The other major piece of
radicalism in Star Wars is its
inherent conservatism, which is also another of its ironies. Lucas chose to
make an epic science fiction film that was fantastically different from Stanley
Kubrick’s 2001: A Space Odyssey or
Franklin J. Schnaffner’s The Planet of
the Apes, the other two high-budget science fiction films that garnered
mainstream attention. Lucas intentionally eschewed Kubrick’s cold intellectualism
and Schnaffer’s hip political sensibility and chose instead to make a movie
that recalled myths from Ancient Troy to King Arthur. At its heart, Star Wars is a hero quest, with a protagonist
who is chosen by destiny (Luke) and guided by an old sage (Obi-Wan Kenobi) to
first confront and then overcome evil (Darth Vader and the Empire). Lucas set
his film to a soaring John Williams score that echoes Wagner and created
powerful visual contrasts – the colorless Vader and Storm Troopers and the rag-tag
Rebels in their orange jump suits – that ensured audiences saw and felt the
difference between good and evil on the screen as much as they understood it.
Add the equally simple and powerful themes of maturation, of leaving home, of finding
and sacrificing for one’s friends of committing one’s self to something outside
the self and you have a palpable mixture of emotion that should have assuaged
some of the concerns studio executives felt about the film’s content.

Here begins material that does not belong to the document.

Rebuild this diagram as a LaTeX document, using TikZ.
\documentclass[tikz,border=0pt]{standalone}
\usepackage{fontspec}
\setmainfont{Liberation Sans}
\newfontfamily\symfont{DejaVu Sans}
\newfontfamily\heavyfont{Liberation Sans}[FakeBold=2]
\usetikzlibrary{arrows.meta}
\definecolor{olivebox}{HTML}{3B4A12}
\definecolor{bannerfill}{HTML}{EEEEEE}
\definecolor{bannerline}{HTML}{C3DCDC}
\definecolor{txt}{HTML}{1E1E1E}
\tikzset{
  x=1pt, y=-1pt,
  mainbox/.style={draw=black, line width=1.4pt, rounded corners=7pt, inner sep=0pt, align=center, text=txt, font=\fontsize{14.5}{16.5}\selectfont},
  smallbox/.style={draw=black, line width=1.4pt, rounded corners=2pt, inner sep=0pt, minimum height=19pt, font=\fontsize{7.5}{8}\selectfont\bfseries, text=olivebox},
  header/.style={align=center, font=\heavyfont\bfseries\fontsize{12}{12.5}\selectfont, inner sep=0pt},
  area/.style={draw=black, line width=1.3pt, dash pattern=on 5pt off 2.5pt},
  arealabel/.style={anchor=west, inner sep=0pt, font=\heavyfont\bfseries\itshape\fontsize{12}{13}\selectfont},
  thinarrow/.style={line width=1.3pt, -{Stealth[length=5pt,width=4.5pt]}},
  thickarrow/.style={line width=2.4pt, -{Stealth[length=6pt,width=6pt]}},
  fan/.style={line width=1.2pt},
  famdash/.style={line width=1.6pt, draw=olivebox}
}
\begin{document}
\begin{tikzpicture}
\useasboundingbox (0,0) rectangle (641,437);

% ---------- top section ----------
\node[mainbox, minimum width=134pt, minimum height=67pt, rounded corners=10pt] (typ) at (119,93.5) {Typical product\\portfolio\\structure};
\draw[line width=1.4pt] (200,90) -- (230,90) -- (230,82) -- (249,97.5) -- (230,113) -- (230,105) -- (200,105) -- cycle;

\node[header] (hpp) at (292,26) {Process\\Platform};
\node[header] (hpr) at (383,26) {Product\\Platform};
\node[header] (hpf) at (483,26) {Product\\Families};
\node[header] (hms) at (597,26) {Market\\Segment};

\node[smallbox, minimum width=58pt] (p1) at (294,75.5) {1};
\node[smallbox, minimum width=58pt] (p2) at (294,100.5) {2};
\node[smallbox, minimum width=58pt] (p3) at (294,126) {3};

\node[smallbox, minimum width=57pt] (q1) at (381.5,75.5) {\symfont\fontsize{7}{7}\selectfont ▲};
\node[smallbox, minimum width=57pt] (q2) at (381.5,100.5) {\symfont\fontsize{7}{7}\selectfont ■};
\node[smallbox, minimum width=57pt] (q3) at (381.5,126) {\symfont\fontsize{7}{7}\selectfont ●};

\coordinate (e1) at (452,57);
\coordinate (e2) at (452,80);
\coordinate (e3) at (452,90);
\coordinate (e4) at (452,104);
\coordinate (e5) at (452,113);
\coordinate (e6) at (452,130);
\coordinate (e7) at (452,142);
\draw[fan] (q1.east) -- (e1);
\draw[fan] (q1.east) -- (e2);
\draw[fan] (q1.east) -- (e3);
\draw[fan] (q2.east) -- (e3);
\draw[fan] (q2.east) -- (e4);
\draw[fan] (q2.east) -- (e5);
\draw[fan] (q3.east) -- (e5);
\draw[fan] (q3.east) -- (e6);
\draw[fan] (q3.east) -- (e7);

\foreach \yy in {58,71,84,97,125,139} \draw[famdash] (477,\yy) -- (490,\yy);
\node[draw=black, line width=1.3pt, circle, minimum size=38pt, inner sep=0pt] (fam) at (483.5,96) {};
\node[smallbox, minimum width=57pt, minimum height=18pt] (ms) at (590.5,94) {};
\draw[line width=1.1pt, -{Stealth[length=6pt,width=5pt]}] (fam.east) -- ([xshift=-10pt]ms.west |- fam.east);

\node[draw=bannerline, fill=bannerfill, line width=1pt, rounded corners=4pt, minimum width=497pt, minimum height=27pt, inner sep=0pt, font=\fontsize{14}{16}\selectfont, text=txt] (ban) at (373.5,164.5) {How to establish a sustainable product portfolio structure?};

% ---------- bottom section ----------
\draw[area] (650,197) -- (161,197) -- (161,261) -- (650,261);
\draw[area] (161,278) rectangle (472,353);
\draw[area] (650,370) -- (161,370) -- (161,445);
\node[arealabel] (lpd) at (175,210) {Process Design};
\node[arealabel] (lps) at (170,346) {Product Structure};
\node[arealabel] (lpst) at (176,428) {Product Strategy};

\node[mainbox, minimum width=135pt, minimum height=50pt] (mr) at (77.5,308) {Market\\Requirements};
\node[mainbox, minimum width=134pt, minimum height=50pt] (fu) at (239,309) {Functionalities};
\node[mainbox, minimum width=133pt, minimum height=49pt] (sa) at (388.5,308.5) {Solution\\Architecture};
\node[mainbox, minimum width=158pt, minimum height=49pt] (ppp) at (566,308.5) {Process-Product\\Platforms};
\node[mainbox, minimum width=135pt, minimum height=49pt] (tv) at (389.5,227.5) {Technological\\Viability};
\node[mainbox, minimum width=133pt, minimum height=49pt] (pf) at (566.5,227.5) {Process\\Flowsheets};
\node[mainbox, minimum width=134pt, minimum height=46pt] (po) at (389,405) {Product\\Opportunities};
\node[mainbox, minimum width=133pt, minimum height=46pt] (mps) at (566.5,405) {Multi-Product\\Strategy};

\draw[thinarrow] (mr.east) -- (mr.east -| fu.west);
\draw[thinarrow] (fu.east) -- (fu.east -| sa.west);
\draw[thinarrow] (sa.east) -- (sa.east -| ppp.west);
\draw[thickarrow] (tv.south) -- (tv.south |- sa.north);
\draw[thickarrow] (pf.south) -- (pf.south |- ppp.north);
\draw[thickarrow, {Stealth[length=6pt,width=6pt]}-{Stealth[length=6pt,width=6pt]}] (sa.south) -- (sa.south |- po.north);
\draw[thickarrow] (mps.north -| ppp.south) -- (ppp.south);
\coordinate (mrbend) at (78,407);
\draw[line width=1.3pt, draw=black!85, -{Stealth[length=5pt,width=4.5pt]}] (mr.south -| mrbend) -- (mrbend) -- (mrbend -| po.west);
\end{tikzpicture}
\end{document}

At the same time, it has become impossible to
separate Lucas the filmmaker from Lucas the businessman and entrepreneur, a
fact even his close friends acknowledged by the early 1980s, when
the Lucas Empire had become large enough that many began to
openly question the man’s priorities. Francis Ford Coppola, John Milieus and
Stephen Spielberg, all of whom were Lucas’s contemporaries at film school at
the University of Southern California, all speak highly of Lucas and his
talent, both then and now. Coppola, who made at least three of the greatest American films in the
latter half of the 20th century, has even called Lucas “one of the
most talented directors of that time," but like the others, there is a limit to what he will stomach from his old friend's various conversions.

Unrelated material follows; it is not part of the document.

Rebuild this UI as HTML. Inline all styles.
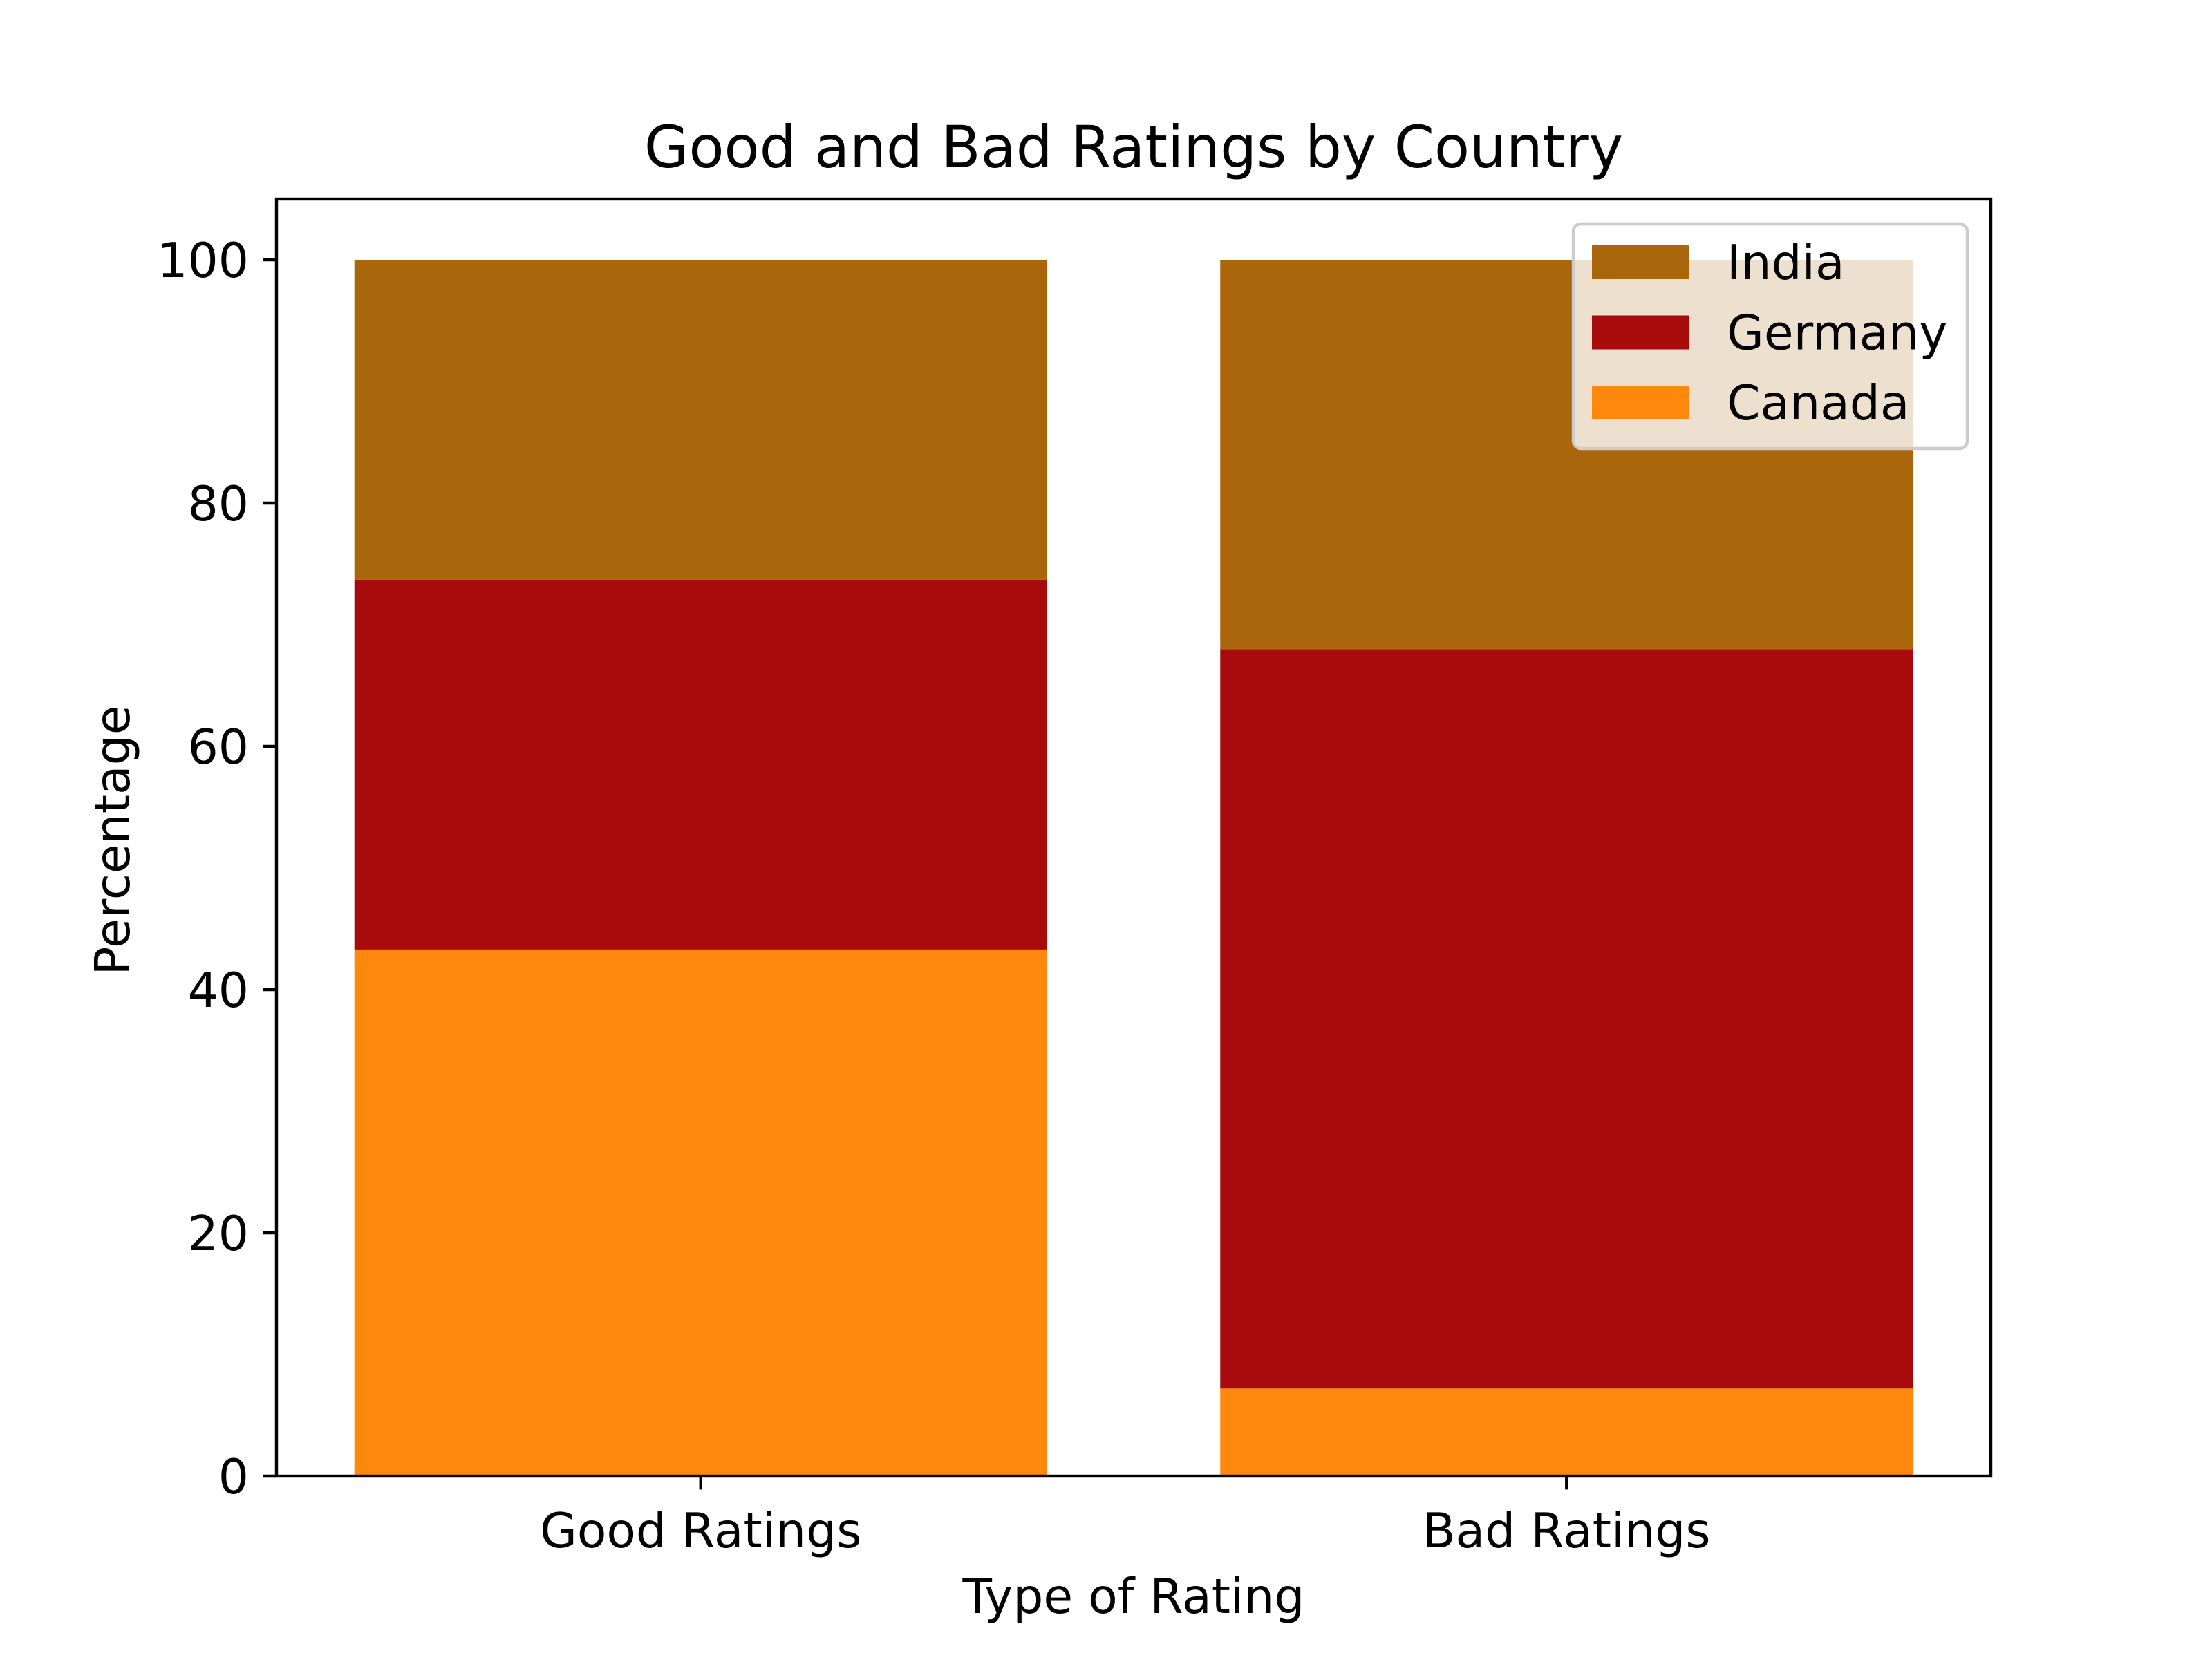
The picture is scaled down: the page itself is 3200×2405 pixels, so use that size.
<!DOCTYPE html>
<html><head><meta charset="utf-8"><style>
html,body{margin:0;padding:0;background:#fff}
svg text{font-family:"DejaVu Sans","Liberation Sans",sans-serif;fill:#000}
</style></head><body>
<svg id="chart" width="3200" height="2400" viewBox="0 0 3200 2400" xmlns="http://www.w3.org/2000/svg">
<rect width="3200" height="2400" fill="#fff"/>
<g id="bars"></g>
<g id="axes"></g>
<text x="1640" y="242" font-size="83.4" text-anchor="middle">Good and Bad Ratings by Country</text>
<text x="1640" y="2334" font-size="69.5" text-anchor="middle">Type of Rating</text>
<text x="0" y="0" font-size="69.5" text-anchor="middle" transform="translate(187,1216) rotate(-90)">Percentage</text>
<g id="legend"></g>
</svg>
<script>
const categories = ["Good Ratings", "Bad Ratings"];
const seriesNames = ["Canada", "Germany", "India"];
const canada = [43.3, 7.2];
const germany = [30.4, 60.8];
const india = [26.3, 32.0];
const yTicks = [0, 20, 40, 60, 80, 100];
const colors = ["#FE870D", "#A80B0B", "#A9660B"];

const NS = "http://www.w3.org/2000/svg";
const L = 400, R = 2880, T = 288, B = 2136;
const xMin = -0.49, xMax = 1.49, yMin = 0, yMax = 105;
const xs = v => L + (v - xMin) / (xMax - xMin) * (R - L);
const ys = v => B - (v - yMin) / (yMax - yMin) * (B - T);
function mk(tag, attrs, parent) { const e = document.createElementNS(NS, tag); for (const k in attrs) e.setAttribute(k, attrs[k]); parent.appendChild(e); return e; }

const bars = document.getElementById("bars");
const series = [canada, germany, india];
categories.forEach((c, i) => {
  let base = 0;
  series.forEach((s, j) => {
    const r = mk("rect", {x: xs(i - 0.4), y: ys(base + s[i]), width: xs(i + 0.4) - xs(i - 0.4), height: ys(base) - ys(base + s[i]), fill: colors[j]}, bars);
    
    
    base += s[i];
  });
});

const axes = document.getElementById("axes");
const frame = mk("rect", {x: L, y: T, width: R - L, height: B - T, fill: "none", stroke: "#000", "stroke-width": 4.4}, axes);


yTicks.forEach(t => {
  const y = ys(t);
  const tk = mk("line", {x1: L - 19.4, x2: L, y1: y, y2: y, stroke: "#000", "stroke-width": 4.4}, axes);
  
  
  const tx = mk("text", {x: L - 40, y: y + 25, "font-size": 69.5, "text-anchor": "end"}, axes);
  tx.textContent = t;
  
  
});
categories.forEach((c, i) => {
  const x = xs(i);
  const tk = mk("line", {x1: x, x2: x, y1: B, y2: B + 19.4, stroke: "#000", "stroke-width": 4.4}, axes);
  
  
  const tx = mk("text", {x: x, y: B + 103, "font-size": 69.5, "text-anchor": "middle"}, axes);
  tx.textContent = c;
  
  
});

const lg = document.getElementById("legend");
const box = mk("rect", {x: 2276, y: 324, width: 570, height: 325, rx: 11, fill: "#fff", "fill-opacity": 0.8, stroke: "#cccccc", "stroke-width": 4.4}, lg);


const legendOrder = [2, 1, 0];
legendOrder.forEach((j, k) => {
  const y = 355 + k * 101.5;
  const p = mk("rect", {x: 2303, y: y, width: 140, height: 49, fill: colors[j]}, lg);
  
  
  const t = mk("text", {x: 2498, y: y + 49, "font-size": 69.5}, lg);
  t.textContent = seriesNames[j];
  
  
});
</script>
</body></html>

For example, Coppola has said Star Wars does not show one-tenth of what Lucas is capable of as
artist. Lucas, Coppola believes, chose the “industrial marketing complex" instead of art. This is a creative collapse that Lucas himself occasionally
acknowledged back in the 1980s, when his empire was much smaller than it is
today and he was still uncertain of its ultimate direction. Star Wars, he once griped in between installments, “took over his
life,” and in doing so, he became precisely what he hated when he struck out on
his own as an independent filmmaker: A corporate CEO. “What I was trying to do
was stay independent,” he said in 2005, when it was clear he had given up on this
desire. “I’m not happy with the fact corporations have taken over the film
industry. But now I find myself the head of a corporation. So there’s a certain
irony there.”
Indeed, there is Mr. Lucas.
I would venture farther that such
a moment of self-awareness, which now have become almost unheard of as
Lucas more and more speaks like the media-savvy fight promoter, is even more ironic
when one realizes that the corporate takeover Lucas appears troubled by occurred
precisely because of the great commercial success of Star Wars. That is, in order to capitalize the increasingly expensive
special effects moviegoers demanded after becoming accustomed to adventures
like Star Wars, it became necessary
for filmmakers to secure tremendous amounts of funding. In most cases the
necessary amounts could only be had through the kind of merchandising Lucas
pioneered, which more and more was reliant upon corporate partnerships and a
new sort of Hollywood money-man who cared not a whit for the artistic value of
their financial ventures. Return on investment, and not just return, but
staggering Star Wars-like levels of return
became the new expected norm.
For all his aloofness and lack of
acknowledgement for what he hath wrought, Lucas remains something of a
sympathetic character, if for nothing else than for the sensation one has in
reading some of his comments that at one time Lucas genuinely believed he would
make other films after the Star Wars trilogy
concluded and that those films would be more in line with his earlier, more
expressive work. Instead, as we are all well aware, Lucas went on to help
invent Indiana Jones, yet another fantastically successful amalgamation of Old
Hollywood tropes, and tinkered and then re-tinkered with his original three Star Wars films. Lucas then found – or more
likely, invented – reasons to make three additional Star Wars films, none of which approached his initial effort in
terms of impact or quality, though all made their creator staggering
amounts of money.
With each new Star Wars film, with each new scene of
perfectly sculpted Computer-Generated-Imagery (CGI), which is to say with each new
piece of rubbery unreality that a director who once boasted of hating actors has been able to utilize, we are one step farther away from
the magic of Hollywood’s Golden Age and one more step within contemporary
Hollywood’s age of visually shallow wonder, for it impossible to imagine
nowadays a major film without the kind of staggering budget and without the kind
of staggering effects Star Wars requires to capture its audience. (This is especially the case with the prequels, bereft of emotion as they are. Would there be any reason to watch them at all if they were not visually stunning? Lucas has indeed rid himself of actors in those films). And while some of this might be good for the child in all of us, I cannot help but feel
like something else has been sacrificed, something that George Lucas of 1977
might have appreciated about classic film, which he borrowed from so successfully. It is a shame then, that he is both the
creator and the destroyer of worlds he loves and that we all must both thank him for all the joy his 1977 vision has given to us even as we all suffer from what that vision so crudely discarded and replaced.